Integration of Biological Knowledge and Genomic Data to Identify New Disease Genes

Saturday, February 13, 2016: 8:00 AM-9:30 AM
Marshall Ballroom North (Marriott Wardman Park)
Florence Demenais, French Institute of Health and Medical Research, Inserm, Paris, France
Multifactorial diseases, such as cancers, cardiovascular diseases, asthma, result from many genes and environmental factors. In the last decade, genetic research on these diseases mainly relied on Genome-Wide Association Studies (GWAS). These GWASs have been successful in identifying thousands of genetic variants (SNPs) associated with many diseases, but, these variants explain only a part of the genetic component of these diseases.
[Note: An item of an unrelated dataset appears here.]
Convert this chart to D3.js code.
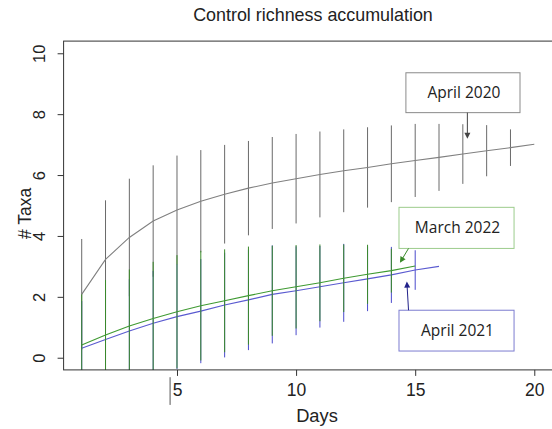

Disease susceptibility is likely to result from the joint and interactive effects of many genetic factors, each making a small contribution to overall disease risk, and the effect of such factors may be missed if they are examined individually as classically done by GWAS. The analysis of the effects and interactions of multiple SNPs on disease risk together with the integration of biological knowledge can facilitate the discovery of novel disease genes. We will present different strategies of data integration that will be illustrated in the field of cancer and asthma.

 One proposed strategy is to combine pathway analysis of GWAS outcomes and epistasis analysis. This strategy, applied to cutaneous melanoma, identified five melanoma-associated pathways (response to light stimulus, regulation of mitotic cell cycle, induction of programmed cell death, cytokine activity, oxidative phosphorylation) and significant interaction between TERF1 and AFAP1L2 genes. This finding has important biological relevance given the key role of TERF1 in telomere biology and the emerging role of telomere dysfunction in melanoma development.

 Another strategy is to conduct network-based analysis by integrating genome-wide SNP data and protein-protein interaction networks. We proposed a novel algorithm for network analysis that was applied to GWAS outcomes of two large asthma datasets. We identified a sub-network of 91 genes associated with childhood asthma, of which 22 represent novel candidates.

 Finally, we integrated DNA variation and epigenomic (DNA methylation) data to provide more insight into the biological mechanisms underlying asthma plus rhinitis. We showed that a CpG site within the MTNR1A gene (receptor to melatonin) mediates the association between a genetic variant, lying close to MTNR1, and disease.

 In conclusion, integration of different types of data together with various sources of biological information can help uncovering the complex mechanisms underlying multifactorial diseases and, thus, allows making further progress towards personalized medicine.